My wish is therefore that they will resist this temptation, both at the federal and state levels. I appeal to the president and the incumbent state governors to allow INEC total independence and work to protect the integrity of the electoral process. I am pleased that Mr President has reiterated his promise in this wise and I wish to appeal to him to keep his eyes on all political and administrative functionaries in the electoral chain. As is usual with many Nigerian politicians, some who already know that they will lose the elections have got their petitions written of how they were ‘rigged out’ and their thugs prepared to protest (non-violently and violently). If the elections are made to be free, fair and orderly, these losers will cause minimum damage. But if true winners are denied anywhere, then that could be cataclysmic.

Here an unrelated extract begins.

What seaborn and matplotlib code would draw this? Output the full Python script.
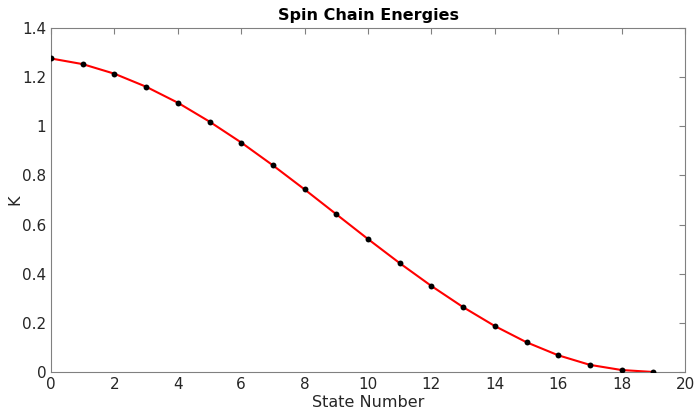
import matplotlib
matplotlib.use("Agg")
import matplotlib.pyplot as plt
import seaborn as sns
import pandas as pd

state = list(range(20))
energy = [1.276, 1.253, 1.214, 1.161, 1.096, 1.019, 0.934, 0.841, 0.743, 0.642,
          0.541, 0.443, 0.350, 0.264, 0.187, 0.121, 0.068, 0.029, 0.008, 0.0]
xticks = [0, 2, 4, 6, 8, 10, 12, 14, 16, 18, 20]
yticks = [0, 0.2, 0.4, 0.6, 0.8, 1.0, 1.2, 1.4]
yticklabels = ["0", "0.2", "0.4", "0.6", "0.8", "1", "1.2", "1.4"]

df = pd.DataFrame({"State Number": state, "K": energy})

sns.set_style("white")
plt.rcParams['font.family'] = ['DejaVu Sans']

fig = plt.figure(figsize=(6.97, 4.12), dpi=100)
ax = fig.add_axes([0.0732, 0.0971, 0.9096, 0.8349])

sns.lineplot(data=df, x="State Number", y="K", ax=ax, color="red", linewidth=1.5)
sns.scatterplot(data=df, x="State Number", y="K", ax=ax, color="black", s=18,
                edgecolor="black", linewidth=0, zorder=3)

ax.set_xlim(0, 20)
ax.set_ylim(0, 1.4)
ax.set_xticks(xticks)
ax.set_yticks(yticks)
ax.set_yticklabels(yticklabels)
ax.tick_params(direction="in", length=4, color="#808080", labelsize=11,
               labelcolor="#262626", top=True, right=True, labeltop=False, labelright=False)
for s in ax.spines.values():
    s.set_color("#808080")
    s.set_linewidth(0.8)
ax.set_xlabel("State Number", fontsize=11.5, color="#262626", labelpad=2)
ax.set_ylabel("K", fontsize=11.5, color="#262626", labelpad=0)
ax.set_title("Spin Chain Energies", fontsize=11.5, fontweight="bold", color="black", pad=6)

fig.savefig("out.png", dpi=100)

I wish that INEC would deliver a perfect (or near-perfect) election. There should be NO stories and excuses. They have had many years to prepare for 2015. They have had many opportunities to hone their processes and strategies and they have heard and read all the predictions about Nigeria and 2015. May God grant them grace to deliver a professionally conducted elections where electoral materials will arrive all polling booths early, where elections will start at the appointed time and close at the appointed time, where no one will be allowed to sabotage the process or steal ballot boxes, where all registered voters will find their names on the voter register and where results will not be switched. Let Jega stand up and improve on his 2011 record and by all means avoid a repeat of the recent disappointing and poor show in distribution of permanent voter cards (PVCs), especially in Lagos State. Should we say more?

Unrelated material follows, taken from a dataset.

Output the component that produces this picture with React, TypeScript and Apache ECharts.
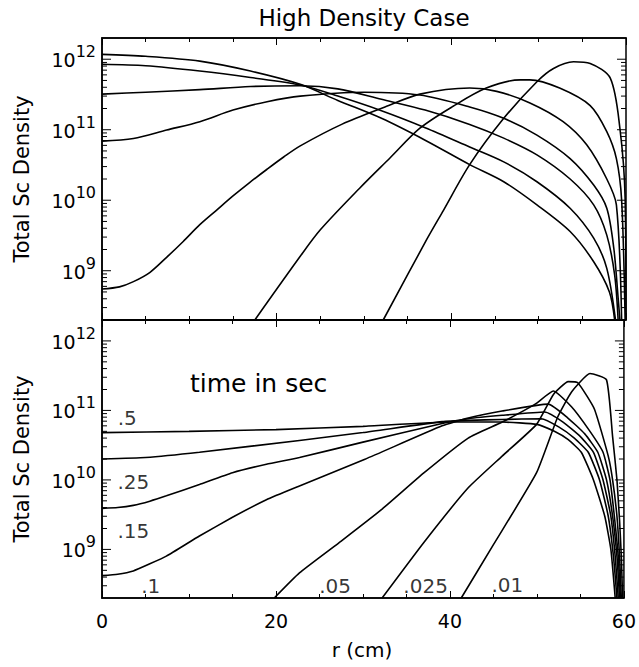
import React, { useEffect, useRef } from 'react';
import * as echarts from 'echarts';

// ---------- data: [r (cm), total Sc density] ----------
// High density case (upper panel)
const topT05: [number, number][] = [[0,1.17e12],[5,1.1e12],[11.2,9.4e11],[17,6.8e11],[22.7,4.4e11],[27,2.6e11],[32,1.45e11],[37,7.1e10],[42.1,3.2e10],[46,1.83e10],[49.8,8.6e9],[53.6,3.6e9],[56.3,1.34e9],[58.1,5.0e8],[58.7,2e8]];
const topT025: [number, number][] = [[0,8.5e11],[5,8.1e11],[11.2,6.8e11],[17,5.5e11],[22.7,4.3e11],[27,3.0e11],[32,1.86e11],[37,1.07e11],[42.1,5.7e10],[46,3.5e10],[49.8,1.83e10],[53.6,7.7e9],[56.3,2.9e9],[57.8,1.08e9],[58.8,2e8]];
const topT015: [number, number][] = [[0,3.2e11],[5,3.4e11],[11.2,3.7e11],[17,4.1e11],[22.7,4.2e11],[27,3.8e11],[32,2.7e11],[37,1.9e11],[42.1,1.19e11],[46,7.6e10],[49.8,4.4e10],[53.6,2.0e10],[56.3,8.6e9],[57.8,3.2e9],[58.7,8.7e8],[59.1,2e8]];
const topT01: [number, number][] = [[0,6.9e10],[3.6,7.5e10],[7.4,9.9e10],[11.2,1.3e11],[15,1.9e11],[18.9,2.5e11],[22.7,3.0e11],[30,3.4e11],[36.4,3.1e11],[42.1,2.1e11],[46,1.45e11],[49.8,8.4e10],[53.6,3.9e10],[56.3,1.64e10],[57.8,7.7e9],[58.6,2.1e9],[59.1,4.1e8],[59.3,2e8]];
const topT005: [number, number][] = [[0,5.5e8],[2,5.9e8],[3.6,7.0e8],[5.5,9.5e8],[7.4,1.55e9],[9.3,2.6e9],[11.2,4.5e9],[13.1,7.2e9],[15,1.15e10],[16.9,1.78e10],[18.9,2.75e10],[20.8,4.1e10],[22.7,5.9e10],[27.5,1.2e11],[32.4,2.1e11],[36.4,3.2e11],[42.1,3.9e11],[45.2,3.5e11],[49,2.4e11],[52.8,1.3e11],[55.5,6.1e10],[57.8,2.0e10],[58.9,8.6e9],[59.5,2e8]];
const topT0025: [number, number][] = [[17.5,2e8],[22.7,1.6e9],[25,3.8e9],[29.5,1.48e10],[33,4.0e10],[36.4,1.05e11],[40.2,2.15e11],[44,3.9e11],[47.9,5.1e11],[49,5.1e11],[52.4,3.9e11],[55.9,2.2e11],[57.8,9.4e10],[58.9,3.9e10],[59.5,1.0e10],[59.9,2e8]];
const topT001: [number, number][] = [[32.2,2e8],[37.2,2.8e9],[39.1,7.2e9],[42.1,3.2e10],[46,1.45e11],[49.8,4.8e11],[51.7,7.4e11],[54,9.2e11],[55.9,8.7e11],[58.2,5.4e11],[59.3,1.05e11],[59.9,1.07e10],[60,2e8]];

// lower panel
const botT05: [number, number][] = [[0,4.8e10],[10,5.0e10],[20,5.3e10],[30,5.9e10],[40,6.8e10],[46,6.8e10],[50,6.3e10],[52,5.0e10],[53.6,3.8e10],[55.1,2.5e10],[56.5,1.0e10],[57.8,3.0e9],[58.5,1.0e9],[59.0,2e8]];
const botT025: [number, number][] = [[0,2.0e10],[5,2.1e10],[11.2,2.5e10],[22.7,3.7e10],[30,4.8e10],[39.1,6.9e10],[42.1,7.2e10],[46,7.4e10],[50.5,7.6e10],[52.5,5.8e10],[54.3,4.0e10],[55.9,2.5e10],[57.2,1.0e10],[58.2,3.0e9],[58.8,7.9e8],[59.2,2e8]];
const botT015: [number, number][] = [[0,3.9e9],[1.8,4.0e9],[3.6,4.3e9],[5.5,4.95e9],[7.4,5.9e9],[11.2,8.6e9],[15,1.27e10],[18.9,1.68e10],[22.7,2.1e10],[30,3.5e10],[39.1,6.5e10],[42.1,7.6e10],[46,8.5e10],[50.9,9.5e10],[53,6.8e10],[55,4.2e10],[56.5,2.5e10],[57.6,1.0e10],[58.5,3.0e9],[59.0,7.9e8],[59.35,2e8]];
const botT01: [number, number][] = [[0,4.2e8],[1.8,4.4e8],[3.6,4.9e8],[5.5,6.2e8],[7.4,8.0e8],[11.2,1.56e9],[15,2.9e9],[18.9,5.2e9],[22.7,8.2e9],[30.3,2.0e10],[39.1,6.0e10],[42.1,7.8e10],[46,9.8e10],[51.3,1.23e11],[53.5,7.9e10],[55.5,4.6e10],[57,2.5e10],[58,1.0e10],[58.7,3.0e9],[59.2,7.9e8],[59.5,2e8]];
const botT005: [number, number][] = [[19.8,2e8],[22.7,4.6e8],[27.5,1.32e9],[32.2,3.8e9],[37,1.26e10],[42.1,4.0e10],[46,6.8e10],[49.8,1.23e11],[51.9,1.9e11],[54,1.12e11],[56,5.2e10],[57.6,2.5e10],[58.4,1.0e10],[58.9,3.0e9],[59.35,7.9e8],[59.6,2e8]];
const botT0025: [number, number][] = [[32.2,2e8],[37,1.26e9],[42.1,7.7e9],[46,2.2e10],[49.96,6.3e10],[51.9,1.7e11],[53.6,2.6e11],[54.7,2.5e11],[56.6,1.05e11],[58.2,2.2e10],[58.7,1.0e10],[59.2,3.0e9],[59.5,7.9e8],[59.7,2e8]];
const botT001: [number, number][] = [[41.3,2e8],[45,1.17e9],[49.96,1.27e10],[52.4,8.1e10],[54,1.86e11],[56.1,3.4e11],[58.0,2.75e11],[58.7,4.2e10],[59.2,1.0e10],[59.5,2.6e9],[59.7,7.9e8],[59.85,2e8]];

// time labels (seconds) in lower panel and where they sit
const timeLabels = ['.5', '.25', '.15', '.1', '.05', '.025', '.01'];
const timeLabelR = [2.9, 3.6, 3.6, 5.6, 26.8, 37.2, 46.6];
const timeLabelDensity = [7.8e10, 9.3e9, 1.84e9, 3.0e8, 3.0e8, 3.0e8, 3.05e8];

const xTicks = [0, 20, 40, 60];
const yMin = 2e8;
const yMax = 2e12;
const titleText = 'High Density Case';
const yTitle = 'Total Sc Density';
const xTitle = 'r (cm)';
const noteText = 'time in sec';

const FONT = '"DejaVu Sans", sans-serif';

export default function App() {
  const ref = useRef<HTMLDivElement>(null);
  useEffect(() => {
    if (!ref.current) return;
    const chart = echarts.init(ref.current, undefined, { renderer: 'svg' });

    const GL = 102, GW = 524;
    const grids = [
      { left: GL, top: 38, width: GW, height: 282 },
      { left: GL, top: 320, width: GW, height: 278 },
    ].map((g) => ({ ...g, show: true, borderColor: '#000', borderWidth: 1.5, backgroundColor: 'transparent' }));

    const tickValues: number[][] = [];
    for (let e = 8; e <= 12; e++) {
      for (let k = 1; k <= 9; k++) {
        const v = k * Math.pow(10, e);
        if (v >= yMin * 1.0001 && v <= yMax * 0.9999) tickValues.push([0, v, k === 1 ? 1 : 0]);
      }
    }

    const isPow10 = (v: number) => {
      const l = Math.log10(v);
      return Math.abs(l - Math.round(l)) < 1e-6;
    };

    const yAxisBase = (gi: number) => ({
      type: 'log',
      logBase: 10,
      gridIndex: gi,
      min: yMin,
      max: yMax,
      splitNumber: 4,
      axisLine: { show: true, lineStyle: { color: '#000', width: 1.5 } },
      axisTick: { show: false },
      splitLine: { show: false },
      axisLabel: {
        margin: 6,
        showMinLabel: false,
        showMaxLabel: false,
        formatter: (v: number) => (isPow10(v) ? `{b|10}{s|${Math.round(Math.log10(v))}}` : ''),
        rich: {
          b: { fontSize: 19, fontFamily: FONT, color: '#000', verticalAlign: 'bottom', lineHeight: 21 },
          s: { fontSize: 16, fontFamily: FONT, color: '#000', verticalAlign: 'bottom', lineHeight: 17, padding: [0, 0, 10, 0] },
        },
      },
    });

    const xAxisBase = (gi: number, pos: string, labels: boolean) => ({
      type: 'value',
      gridIndex: gi,
      position: pos,
      min: 0,
      max: 60,
      interval: 20,
      axisLine: { show: true, lineStyle: { color: '#000', width: 1.5 } },
      axisTick: { show: true, inside: true, length: 7, lineStyle: { color: '#000', width: 1 } },
      minorTick: { show: true, splitNumber: 4, length: 4, lineStyle: { color: '#000', width: 1 } },
      splitLine: { show: false },
      axisLabel: labels
        ? { show: true, margin: 13, fontSize: 19, fontFamily: FONT, color: '#000', formatter: (v: number) => (xTicks.includes(v) ? String(v) : '') }
        : { show: false },
    });

    const lineSeries = (data: [number, number][], gi: number, smooth: number | boolean) => ({
      type: 'line',
      xAxisIndex: gi * 2,
      yAxisIndex: gi,
      data,
      showSymbol: false,
      symbol: 'none',
      smooth,
      clip: true,
      silent: true,
      lineStyle: { color: '#000', width: 1.6 },
    });

    const tickSeries = (gi: number) => ({
      type: 'custom',
      xAxisIndex: gi * 2,
      yAxisIndex: gi,
      silent: true,
      clip: false,
      data: tickValues,
      encode: { x: 0, y: 1 },
      renderItem: (params: any, api: any) => {
        const v = api.value(1);
        const major = api.value(2) === 1;
        const pL = api.coord([0, v]);
        const pR = api.coord([60, v]);
        const len = major ? 9 : 5;
        return {
          type: 'group',
          children: [
            { type: 'line', shape: { x1: pL[0], y1: pL[1], x2: pL[0] + len, y2: pL[1] }, style: { stroke: '#000', lineWidth: 1 } },
            { type: 'line', shape: { x1: pR[0], y1: pR[1], x2: pR[0] - len, y2: pR[1] }, style: { stroke: '#000', lineWidth: 1 } },
          ],
        };
      },
    });

    const topData = [topT05, topT025, topT015, topT01, topT005, topT0025, topT001];
    const botData = [botT05, botT025, botT015, botT01, botT005, botT0025, botT001];

    const option: any = {
      animation: false,
      backgroundColor: '#fff',
      grid: grids,
      xAxis: [xAxisBase(0, 'bottom', false), xAxisBase(0, 'top', false), xAxisBase(1, 'bottom', true), xAxisBase(1, 'top', false)],
      yAxis: [yAxisBase(0), yAxisBase(1)],
      series: [
        ...topData.map((d) => lineSeries(d, 0, 0.3)),
        ...botData.map((d) => lineSeries(d, 1, 0.15)),
        tickSeries(0),
        tickSeries(1),
        {
          type: 'scatter',
          xAxisIndex: 2,
          yAxisIndex: 1,
          symbolSize: 0,
          silent: true,
          data: timeLabels.map((t, i) => ({ value: [timeLabelR[i], timeLabelDensity[i]], name: t })),
          label: {
            show: true,
            position: 'inside',
            formatter: (p: any) => p.name,
            fontSize: 20,
            fontFamily: FONT,
            color: '#000',
          },
        },
      ],
      graphic: [
        { type: 'text', x: 364, y: 18, style: { text: titleText, font: `23px ${FONT}`, fill: '#000', align: 'center', verticalAlign: 'middle' } },
        { type: 'text', x: 22, y: 179, rotation: Math.PI / 2, style: { text: yTitle, font: `21px ${FONT}`, fill: '#000', align: 'center', verticalAlign: 'middle' } },
        { type: 'text', x: 22, y: 459, rotation: Math.PI / 2, style: { text: yTitle, font: `21px ${FONT}`, fill: '#000', align: 'center', verticalAlign: 'middle' } },
        { type: 'text', x: 362, y: 650, style: { text: xTitle, font: `20px ${FONT}`, fill: '#000', align: 'center', verticalAlign: 'middle' } },
        { type: 'text', x: 190, y: 383, style: { text: noteText, font: `25px ${FONT}`, fill: '#000', align: 'left', verticalAlign: 'middle' } },
      ],
    };
    chart.setOption(option);
    return () => chart.dispose();
  }, []);
  return <div ref={ref} style={{ position: 'fixed', left: 0, top: 0, width: 639, height: 667, background: '#fff' }} />;
}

3.) An economically buoyant 2015
Yes, the prognoses are dire: oil prices may still drop lower; national income will be constrained forcing us to spend over 80 percent on recurrent expenditure at the federal level, leaving little for capital expenditure; tax rates will spike and new levies introduced to shore up government revenue; austerity measures will be introduced, all portending tightening of belt and increased economic hardship, but I still wish Nigeria would have an economically buoyant 2015. I believe it is possible at individual, corporate, community, state and national levels. At national, state and community levels, what we need most is to aggressively diversify our income source, re-prioritize our expenditure, and KILL corruption. At individual or corporate levels, we need to enthrone multiple streams of income, focus on needs and necessities and avoid waste. With God’s wisdom, we can have a buoyant year, the presenting challenges notwithstanding.
4.) An ordered, law-abiding nation
Truly, my greatest wish for Nigeria is to have an ordered and law-abiding nation; a nation where people know the laws and obey them; a nation where those who choose to break the laws are brought to book speedily and shown that it is not profitable to be an outlaw; a nation where the law applies equally and our leaders and lawmakers obey the rules and laws which they make. I wish Nigeria to be a nation where due process is applied in dealing with every issue, a nation where impunity has no place, a nation where no single man will be the accuser, the judge and the enforcer, a nation that will be respected by other nations because we enforce our laws diligently and impartially. God please give us an ordered nation in 2015. Happy New Year, Nigerians.